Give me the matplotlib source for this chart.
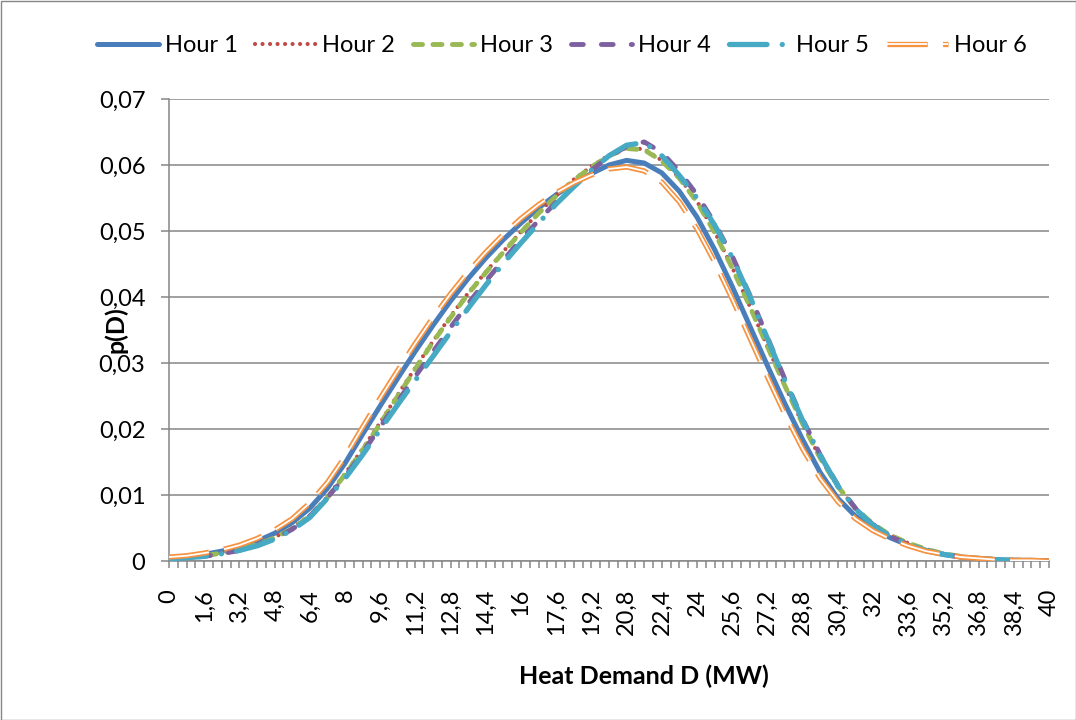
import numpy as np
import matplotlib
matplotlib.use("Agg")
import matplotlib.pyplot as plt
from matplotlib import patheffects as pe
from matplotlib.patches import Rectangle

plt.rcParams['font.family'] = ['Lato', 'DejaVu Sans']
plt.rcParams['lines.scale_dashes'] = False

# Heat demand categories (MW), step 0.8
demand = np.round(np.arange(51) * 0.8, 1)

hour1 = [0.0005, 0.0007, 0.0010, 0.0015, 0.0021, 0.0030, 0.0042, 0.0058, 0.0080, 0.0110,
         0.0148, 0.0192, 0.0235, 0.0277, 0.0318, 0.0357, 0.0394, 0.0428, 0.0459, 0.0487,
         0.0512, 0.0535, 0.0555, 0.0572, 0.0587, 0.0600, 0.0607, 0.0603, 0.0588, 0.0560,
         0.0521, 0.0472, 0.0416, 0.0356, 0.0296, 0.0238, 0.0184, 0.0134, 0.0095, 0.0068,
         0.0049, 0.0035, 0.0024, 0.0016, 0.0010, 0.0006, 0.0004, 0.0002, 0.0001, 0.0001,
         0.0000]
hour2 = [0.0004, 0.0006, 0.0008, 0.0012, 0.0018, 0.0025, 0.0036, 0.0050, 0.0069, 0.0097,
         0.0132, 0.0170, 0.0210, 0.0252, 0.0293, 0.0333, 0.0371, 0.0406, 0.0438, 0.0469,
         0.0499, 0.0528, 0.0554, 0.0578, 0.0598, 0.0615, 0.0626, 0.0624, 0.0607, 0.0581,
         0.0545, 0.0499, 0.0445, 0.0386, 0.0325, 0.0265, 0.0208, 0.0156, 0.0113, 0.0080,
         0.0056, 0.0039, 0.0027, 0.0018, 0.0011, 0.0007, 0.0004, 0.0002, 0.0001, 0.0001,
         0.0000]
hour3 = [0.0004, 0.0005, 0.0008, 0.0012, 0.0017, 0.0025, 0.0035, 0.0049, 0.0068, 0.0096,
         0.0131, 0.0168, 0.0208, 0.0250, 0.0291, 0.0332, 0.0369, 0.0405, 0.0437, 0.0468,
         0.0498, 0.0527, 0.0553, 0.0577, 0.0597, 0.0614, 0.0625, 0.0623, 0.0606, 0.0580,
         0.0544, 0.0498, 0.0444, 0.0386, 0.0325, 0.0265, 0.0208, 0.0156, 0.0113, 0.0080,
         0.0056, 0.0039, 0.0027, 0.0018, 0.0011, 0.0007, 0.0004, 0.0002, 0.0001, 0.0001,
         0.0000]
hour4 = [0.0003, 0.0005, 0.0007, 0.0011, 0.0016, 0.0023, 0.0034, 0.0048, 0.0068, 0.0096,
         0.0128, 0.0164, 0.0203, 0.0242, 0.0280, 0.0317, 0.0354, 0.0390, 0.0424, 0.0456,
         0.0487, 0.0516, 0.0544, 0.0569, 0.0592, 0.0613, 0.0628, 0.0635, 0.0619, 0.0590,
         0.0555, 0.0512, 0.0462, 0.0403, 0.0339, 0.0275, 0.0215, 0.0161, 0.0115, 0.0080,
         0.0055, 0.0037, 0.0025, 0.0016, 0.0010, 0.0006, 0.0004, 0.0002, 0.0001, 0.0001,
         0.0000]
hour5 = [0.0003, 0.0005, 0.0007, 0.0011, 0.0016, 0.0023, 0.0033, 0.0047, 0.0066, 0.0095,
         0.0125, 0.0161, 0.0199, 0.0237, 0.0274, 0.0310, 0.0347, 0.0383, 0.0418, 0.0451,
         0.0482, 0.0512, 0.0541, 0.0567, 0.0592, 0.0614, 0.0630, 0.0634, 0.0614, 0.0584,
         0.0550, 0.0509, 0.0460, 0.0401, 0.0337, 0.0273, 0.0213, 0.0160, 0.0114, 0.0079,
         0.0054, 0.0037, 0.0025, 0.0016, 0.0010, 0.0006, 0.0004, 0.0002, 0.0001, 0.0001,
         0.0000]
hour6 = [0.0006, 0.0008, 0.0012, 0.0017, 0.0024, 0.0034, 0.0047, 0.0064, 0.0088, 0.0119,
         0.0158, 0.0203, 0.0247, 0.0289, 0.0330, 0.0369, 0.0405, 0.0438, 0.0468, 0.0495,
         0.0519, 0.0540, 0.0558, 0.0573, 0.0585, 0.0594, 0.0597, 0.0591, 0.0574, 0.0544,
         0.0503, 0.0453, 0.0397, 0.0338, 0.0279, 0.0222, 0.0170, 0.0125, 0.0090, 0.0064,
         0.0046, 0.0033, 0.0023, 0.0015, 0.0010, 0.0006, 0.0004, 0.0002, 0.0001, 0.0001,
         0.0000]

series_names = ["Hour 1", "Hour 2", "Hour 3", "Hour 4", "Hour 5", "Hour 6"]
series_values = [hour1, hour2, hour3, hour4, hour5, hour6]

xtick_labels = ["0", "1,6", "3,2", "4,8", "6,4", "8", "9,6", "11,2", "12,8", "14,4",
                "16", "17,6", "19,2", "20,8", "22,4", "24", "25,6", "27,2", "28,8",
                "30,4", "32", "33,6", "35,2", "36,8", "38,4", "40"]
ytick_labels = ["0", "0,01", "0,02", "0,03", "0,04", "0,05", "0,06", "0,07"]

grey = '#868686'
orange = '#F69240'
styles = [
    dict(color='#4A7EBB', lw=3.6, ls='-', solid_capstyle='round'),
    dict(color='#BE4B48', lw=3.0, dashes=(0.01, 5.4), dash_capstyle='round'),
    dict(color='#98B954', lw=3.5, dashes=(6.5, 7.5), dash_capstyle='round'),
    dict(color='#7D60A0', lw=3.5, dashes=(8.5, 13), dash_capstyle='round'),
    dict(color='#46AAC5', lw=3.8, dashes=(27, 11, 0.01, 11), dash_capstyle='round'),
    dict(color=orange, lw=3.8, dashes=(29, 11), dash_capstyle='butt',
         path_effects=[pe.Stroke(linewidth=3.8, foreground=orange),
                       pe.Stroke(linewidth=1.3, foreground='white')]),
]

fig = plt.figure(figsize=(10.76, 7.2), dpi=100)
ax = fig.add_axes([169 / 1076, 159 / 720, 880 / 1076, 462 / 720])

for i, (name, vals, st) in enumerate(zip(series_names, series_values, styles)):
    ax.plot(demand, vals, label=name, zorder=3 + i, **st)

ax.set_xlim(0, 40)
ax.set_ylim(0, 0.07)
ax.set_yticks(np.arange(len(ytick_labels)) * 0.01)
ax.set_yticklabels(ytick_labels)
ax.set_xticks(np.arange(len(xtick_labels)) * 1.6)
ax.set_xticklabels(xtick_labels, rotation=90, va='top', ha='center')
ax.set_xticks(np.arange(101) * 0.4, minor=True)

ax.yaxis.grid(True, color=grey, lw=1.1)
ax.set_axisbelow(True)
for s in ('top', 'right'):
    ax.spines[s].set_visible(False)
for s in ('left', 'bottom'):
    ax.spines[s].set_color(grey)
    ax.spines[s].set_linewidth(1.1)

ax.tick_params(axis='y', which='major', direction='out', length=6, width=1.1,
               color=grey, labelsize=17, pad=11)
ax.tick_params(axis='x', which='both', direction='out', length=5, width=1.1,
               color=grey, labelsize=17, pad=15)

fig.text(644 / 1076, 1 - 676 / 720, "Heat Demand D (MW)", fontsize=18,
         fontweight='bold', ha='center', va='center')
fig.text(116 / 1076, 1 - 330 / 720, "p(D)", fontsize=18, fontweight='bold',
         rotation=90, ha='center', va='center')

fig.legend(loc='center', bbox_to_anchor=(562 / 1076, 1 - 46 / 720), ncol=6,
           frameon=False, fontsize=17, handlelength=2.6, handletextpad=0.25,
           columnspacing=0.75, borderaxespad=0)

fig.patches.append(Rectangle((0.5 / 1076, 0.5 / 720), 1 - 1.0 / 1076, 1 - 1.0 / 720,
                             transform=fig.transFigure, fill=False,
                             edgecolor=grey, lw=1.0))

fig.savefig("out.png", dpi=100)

* * * * *

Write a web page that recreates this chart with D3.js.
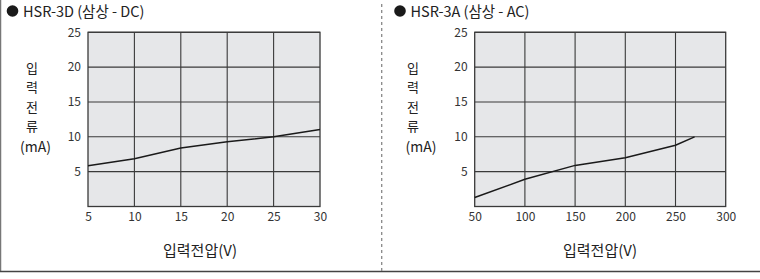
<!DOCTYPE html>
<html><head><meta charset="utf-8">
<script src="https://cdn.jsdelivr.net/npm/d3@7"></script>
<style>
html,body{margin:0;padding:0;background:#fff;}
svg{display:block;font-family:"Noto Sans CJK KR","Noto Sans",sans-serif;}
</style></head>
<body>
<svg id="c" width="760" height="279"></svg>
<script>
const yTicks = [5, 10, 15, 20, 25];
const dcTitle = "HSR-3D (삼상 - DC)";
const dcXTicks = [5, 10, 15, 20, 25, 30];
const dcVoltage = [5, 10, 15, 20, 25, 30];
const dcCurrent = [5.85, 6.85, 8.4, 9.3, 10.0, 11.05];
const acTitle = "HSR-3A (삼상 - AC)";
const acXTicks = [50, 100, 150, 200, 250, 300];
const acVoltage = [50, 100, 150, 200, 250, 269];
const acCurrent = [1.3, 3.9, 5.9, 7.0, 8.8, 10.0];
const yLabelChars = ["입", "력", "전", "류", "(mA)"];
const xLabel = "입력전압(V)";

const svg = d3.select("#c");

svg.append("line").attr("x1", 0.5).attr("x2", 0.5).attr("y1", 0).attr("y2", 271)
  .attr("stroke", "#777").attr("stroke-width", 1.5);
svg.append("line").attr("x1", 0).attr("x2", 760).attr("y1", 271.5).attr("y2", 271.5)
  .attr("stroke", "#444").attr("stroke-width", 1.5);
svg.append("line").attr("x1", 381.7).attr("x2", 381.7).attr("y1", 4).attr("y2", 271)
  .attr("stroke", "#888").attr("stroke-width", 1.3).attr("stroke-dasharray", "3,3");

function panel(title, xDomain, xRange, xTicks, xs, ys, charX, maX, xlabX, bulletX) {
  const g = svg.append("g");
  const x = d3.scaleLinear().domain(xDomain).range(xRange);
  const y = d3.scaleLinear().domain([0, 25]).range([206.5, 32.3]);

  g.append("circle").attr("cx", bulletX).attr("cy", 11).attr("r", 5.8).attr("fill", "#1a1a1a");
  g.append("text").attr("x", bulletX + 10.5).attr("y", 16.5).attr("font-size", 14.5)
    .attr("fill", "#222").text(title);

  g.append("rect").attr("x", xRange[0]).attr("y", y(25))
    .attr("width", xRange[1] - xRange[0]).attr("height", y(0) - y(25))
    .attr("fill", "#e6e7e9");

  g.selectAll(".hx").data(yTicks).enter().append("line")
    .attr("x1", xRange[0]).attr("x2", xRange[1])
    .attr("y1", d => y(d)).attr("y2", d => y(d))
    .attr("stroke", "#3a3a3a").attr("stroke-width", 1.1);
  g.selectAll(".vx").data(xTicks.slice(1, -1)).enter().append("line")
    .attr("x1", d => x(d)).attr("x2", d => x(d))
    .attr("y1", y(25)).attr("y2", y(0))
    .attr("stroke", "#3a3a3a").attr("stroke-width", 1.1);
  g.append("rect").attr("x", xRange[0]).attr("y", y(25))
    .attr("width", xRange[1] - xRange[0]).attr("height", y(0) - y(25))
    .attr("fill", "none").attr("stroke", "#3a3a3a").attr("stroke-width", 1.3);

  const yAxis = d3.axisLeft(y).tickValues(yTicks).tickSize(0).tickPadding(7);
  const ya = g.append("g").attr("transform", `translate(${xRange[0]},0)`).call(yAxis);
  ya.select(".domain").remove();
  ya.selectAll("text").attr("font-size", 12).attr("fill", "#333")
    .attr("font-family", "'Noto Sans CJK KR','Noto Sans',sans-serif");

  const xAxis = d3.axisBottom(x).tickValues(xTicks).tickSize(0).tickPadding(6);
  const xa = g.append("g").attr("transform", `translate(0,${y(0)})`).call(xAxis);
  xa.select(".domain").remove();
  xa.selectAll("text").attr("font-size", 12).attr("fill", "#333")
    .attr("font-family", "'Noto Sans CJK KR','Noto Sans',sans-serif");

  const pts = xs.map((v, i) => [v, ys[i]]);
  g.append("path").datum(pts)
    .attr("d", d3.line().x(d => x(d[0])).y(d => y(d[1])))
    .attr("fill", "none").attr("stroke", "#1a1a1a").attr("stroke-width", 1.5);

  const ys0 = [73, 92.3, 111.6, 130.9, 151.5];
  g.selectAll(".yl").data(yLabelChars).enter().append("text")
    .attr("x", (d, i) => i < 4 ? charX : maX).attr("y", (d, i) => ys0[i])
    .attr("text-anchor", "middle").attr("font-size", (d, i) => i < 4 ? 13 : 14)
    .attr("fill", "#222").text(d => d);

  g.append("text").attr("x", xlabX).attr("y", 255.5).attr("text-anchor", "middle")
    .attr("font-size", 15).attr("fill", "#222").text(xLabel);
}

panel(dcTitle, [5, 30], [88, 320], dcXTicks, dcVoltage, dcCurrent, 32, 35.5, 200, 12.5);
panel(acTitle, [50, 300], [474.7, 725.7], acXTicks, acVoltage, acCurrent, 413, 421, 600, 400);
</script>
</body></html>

* * * * *

Given problem: Within the listing above, extract exactly the lines that run from the one containing "Give me the matplotlib source for this chart." through the one containing "demand = np.round(np.arange(51) * 0.8, 1)", excluding any pictures.

Reply:
Give me the matplotlib source for this chart.
import numpy as np
import matplotlib
matplotlib.use("Agg")
import matplotlib.pyplot as plt
from matplotlib import patheffects as pe
from matplotlib.patches import Rectangle

plt.rcParams['font.family'] = ['Lato', 'DejaVu Sans']
plt.rcParams['lines.scale_dashes'] = False

# Heat demand categories (MW), step 0.8
demand = np.round(np.arange(51) * 0.8, 1)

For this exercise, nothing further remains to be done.